Carla - E’ una domanda che mi pongo spesso: analizzo i pro e i contro e non riesco a darmi una risposta definitiva. Sono cresciuta senza pensare che il mio essere “femmina” poteva escludermi. Ho avuto la fortuna di non trovare nessuno, né in famiglia né altrove, che mi facesse pesare questo aspetto e me ne sento libera. Quindi mi verrebbe da dire: no, non è così, non più. Ma se mi guardo attorno dico sì, è così. Tanto che alle volte mi viene da dire, ma perché indagare tanto su queste donne “cattive”, che c’è da capire? Alla fine hanno dato loro una possibilità di scegliere e loro hanno scelto. Sono cattive? E che dovevano fare? Ringraziare e sorridere? Non è femministicamente corretto, lo so, ma alle volte scappa.

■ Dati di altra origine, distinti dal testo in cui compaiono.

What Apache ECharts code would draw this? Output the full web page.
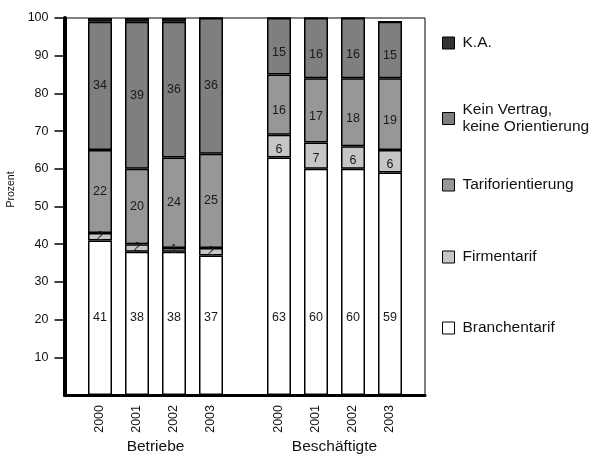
<!DOCTYPE html>
<html>
<head>
<meta charset="utf-8">
<script src="https://cdn.jsdelivr.net/npm/echarts@6/dist/echarts.min.js"></script>
<style>
  html, body { margin: 0; padding: 0; background: #fff; }
  #chart { width: 602px; height: 455px; }
</style>
</head>
<body>
<div id="chart"></div>
<script>
// Years shown under each group
const years = ['2000', '2001', '2002', '2003'];

// Betriebe (establishments), percent
const betriebeBranchentarif = [41, 38, 38, 37];
const betriebeFirmentarif = [2, 2, 1, 2];
const betriebeTariforientierung = [22, 20, 24, 25];
const betriebeKeinVertrag = [34, 39, 36, 36];
const betriebeKA = [1, 1, 1, 0];

// Beschäftigte (employees), percent
const beschBranchentarif = [63, 60, 60, 59];
const beschFirmentarif = [6, 7, 6, 6];
const beschTariforientierung = [16, 17, 18, 19];
const beschKeinVertrag = [15, 16, 16, 15];
const beschKA = [0, 0, 0, 0];

// Percent scale: ticks and labels from 10 to 100
const yTickValues = [10, 20, 30, 40, 50, 60, 70, 80, 90, 100];
const yRange = { min: 0, max: 100, interval: 10 };

const names = {
  ka: 'K.A.',
  kein: 'Kein Vertrag, keine Orientierung',
  tarif: 'Tariforientierung',
  firm: 'Firmentarif',
  branch: 'Branchentarif'
};
const colors = {
  ka: '#333333',
  kein: '#7f7f7f',
  tarif: '#979797',
  firm: '#c6c6c6',
  branch: '#ffffff'
};

const FONT = '"Liberation Sans", Arial, sans-serif';

function barSeries(key, data, axis, stack, labelCfg) {
  const s = {
    name: names[key],
    type: 'bar',
    stack: stack,
    xAxisIndex: axis,
    yAxisIndex: axis,
    data: data,
    barWidth: 24,
    itemStyle: { color: colors[key], borderColor: '#000', borderWidth: 1.5 },
    emphasis: { disabled: true },
    label: { show: false }
  };
  if (labelCfg) {
    s.label = Object.assign({
      show: true,
      color: '#1a1a1a',
      fontFamily: FONT,
      fontSize: 12.5
    }, labelCfg);
  }
  return s;
}

function groupSeries(axis, stack, branch, firm, tarif, kein, ka, shift) {
  return [
    barSeries('branch', branch, axis, stack, { position: 'insideBottom', distance: 71 }),
    barSeries('firm', firm, axis, stack, { position: 'inside', offset: [0, shift / 2] }),
    barSeries('tarif', tarif, axis, stack, { position: 'inside', offset: [0, shift] }),
    barSeries('kein', kein, axis, stack, { position: 'inside', offset: [0, shift] }),
    barSeries('ka', ka, axis, stack, null)
  ];
}

function legendItem(key, top, text) {
  return {
    data: [names[key]],
    left: 442,
    top: top,
    padding: 0,
    orient: 'vertical',
    icon: 'rect',
    itemWidth: 12,
    itemHeight: 12,
    selectedMode: false,
    itemStyle: { borderColor: '#000', borderWidth: 1 },
    formatter: text ? () => text : undefined,
    textStyle: {
      fontFamily: FONT,
      fontSize: 15.5,
      lineHeight: 17,
      color: '#111',
      padding: [0, 0, 0, 3]
    }
  };
}

function groupXAxis(grid, title) {
  return {
    type: 'category',
    gridIndex: grid,
    data: years,
    boundaryGap: true,
    axisLine: { show: false },
    axisTick: { show: false },
    splitLine: { show: false },
    axisLabel: {
      rotate: 90,
      margin: 10,
      fontFamily: FONT,
      fontSize: 12.5,
      color: '#111'
    },
    name: title,
    nameLocation: 'middle',
    nameGap: 44,
    nameMoveOverlap: false,
    nameTextStyle: { fontFamily: FONT, fontSize: 15.5, color: '#111' }
  };
}

function hiddenYAxis(grid) {
  return { type: 'value', gridIndex: grid, min: yRange.min, max: yRange.max, show: false };
}

const plotBox = { top: 18, bottom: 60, outerBoundsMode: 'none', containLabel: false };

const chart = echarts.init(document.getElementById('chart'), null, { renderer: 'canvas' });

chart.setOption({
  animation: false,
  backgroundColor: '#fff',
  grid: [
    // frame with the percent scale
    Object.assign({ left: 64.5, width: 360.5, show: true, borderColor: '#000', borderWidth: 1, backgroundColor: 'transparent' }, plotBox),
    // Betriebe bars
    Object.assign({ left: 81.5, width: 148 }, plotBox),
    // Beschäftigte bars
    Object.assign({ left: 260.5, width: 148 }, plotBox)
  ],
  xAxis: [
    {
      type: 'value', gridIndex: 0, min: 0, max: 1,
      axisLine: { show: true, lineStyle: { color: '#000', width: 3 } },
      axisTick: { show: false }, axisLabel: { show: false }, splitLine: { show: false }
    },
    groupXAxis(1, 'Betriebe'),
    groupXAxis(2, 'Beschäftigte')
  ],
  yAxis: [
    {
      type: 'value', gridIndex: 0,
      min: yRange.min, max: yRange.max, interval: yRange.interval,
      axisLine: { show: true, lineStyle: { color: '#000', width: 4 } },
      axisTick: {
        show: true, inside: false, length: 10,
        customValues: yTickValues,
        lineStyle: { color: '#000', width: 1.5 }
      },
      splitLine: { show: false },
      axisLabel: {
        margin: 16, fontFamily: FONT, fontSize: 12.5, color: '#111',
        customValues: yTickValues,
        formatter: (v) => (v === 0 ? '' : String(v))
      },
      name: 'Prozent',
      nameLocation: 'middle',
      nameGap: 40,
      nameTextStyle: { fontFamily: FONT, fontSize: 10.5, color: '#111', padding: [0, 0, 0, 34] }
    },
    hiddenYAxis(1),
    hiddenYAxis(2)
  ],
  legend: [
    legendItem('ka', 34.5),
    legendItem('kein', 101.5, 'Kein Vertrag,\nkeine Orientierung'),
    legendItem('tarif', 176.5),
    legendItem('firm', 248.5),
    legendItem('branch', 319.5)
  ],
  series: [].concat(
    groupSeries(1, 'betriebe', betriebeBranchentarif, betriebeFirmentarif,
      betriebeTariforientierung, betriebeKeinVertrag, betriebeKA, 0),
    groupSeries(2, 'besch', beschBranchentarif, beschFirmentarif,
      beschTariforientierung, beschKeinVertrag, beschKA, 6)
  )
});
</script>
</body>
</html>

Stefanella - Il pessimismo di Khaled Fouad Allam trova purtroppo non pochi riscontri. Se guardiamo al mondo della politica e alle ultime vicende, a cominciare dal referendum sulla fecondazione assistita, preoccupa l'assenza o quasi del protagonismo delle donne. Ma anche i dati che fotografano il potere delle donne nei vari settori, a cominciare dai mass media, mostrano una realtà femminile ancora scoraggiante, anche se riscontro nelle giovani generazioni sicurezze ormai acquisite e forte coscienza delle proprie capacità che fanno sperare in un futuro con meno "dominate". Un cammino che appare però terribilmente lungo se ci fermiamo all'indagine Onu sulle violenze alle donne, diffuse ovunque. Forse è per questo che una mia cara amica come Marina Cosi, presidente della CPO della Fnsi, si è lasciata scappare "ma c'era proprio bisogno di parlare dell'orrore di poche donne?" Sì, le ho risposto, perché siamo contro tutti gli "orrori", di qualunque "genere" siano. E le rimozioni non servono. L'importante è l'onestà intellettuale, senza strumentalizzazioni.